A wonderful exhibit of albumen prints by Carleton Watkins is on view at
the National Gallery of Art through May 7. I've been down to see it
twice now and have a couple questions:
 
1. I've been wanting to do some albumen printing for some time mostly
because of how beautiful I find the early work like that of Watkins.
It occurred to me, however, that perhaps the look that I like so much is
not due solely to the albumen process but rather to the combination of the
collodion plate and the albumen paper. Is it possible to get the same
look with a silver negative?

2. Yesterday I went to the gallery talk on the Watkins exhibit. The
tour leader admitted at the beginning that he was an art historian not
a photographer and so wouldn't be able to answer technical questions.
(I had assumed as much, so I wasn't surprised.) He did, however, give
a brief description of collodion plates and albumen paper. He mentioned
that the plates had to be used before they dried, and went on to say
that as a result only 4 or 5 prints could be made there in the field
(the small number of prints contributing to the scarcity of the prints).

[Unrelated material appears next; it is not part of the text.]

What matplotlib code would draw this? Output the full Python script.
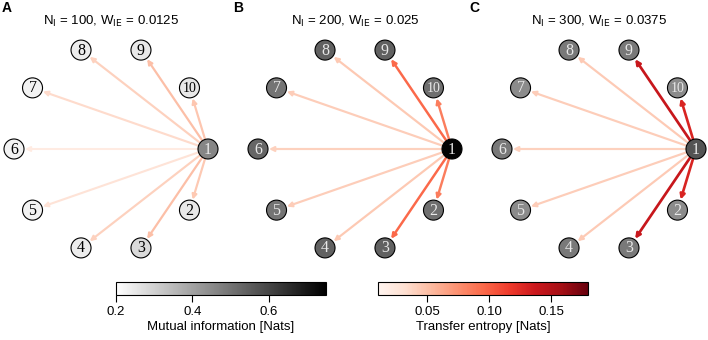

Then the photographer would scrape off the emulsion and reuse the glass.
I interjected that while the plate had to be exposed before drying the
prints could be made later. He said no, that that was what he had read
and that the "negative" deteriorated on drying and produced inferior prints.
No point in arguing since although I have seen the excellent demonstration
by Scully and Osterman, I have never used collodion plates myself.
Looking in books back home, I find nothing to suggest that the plates
must be printed before drying although they do need to be processed
immediately. Perhaps I was reading between the lines, but I always
understood that the photographers lugging around the huge mammoth plates
in the American west took them back to the studio to print.
Could someone who knows the process comment?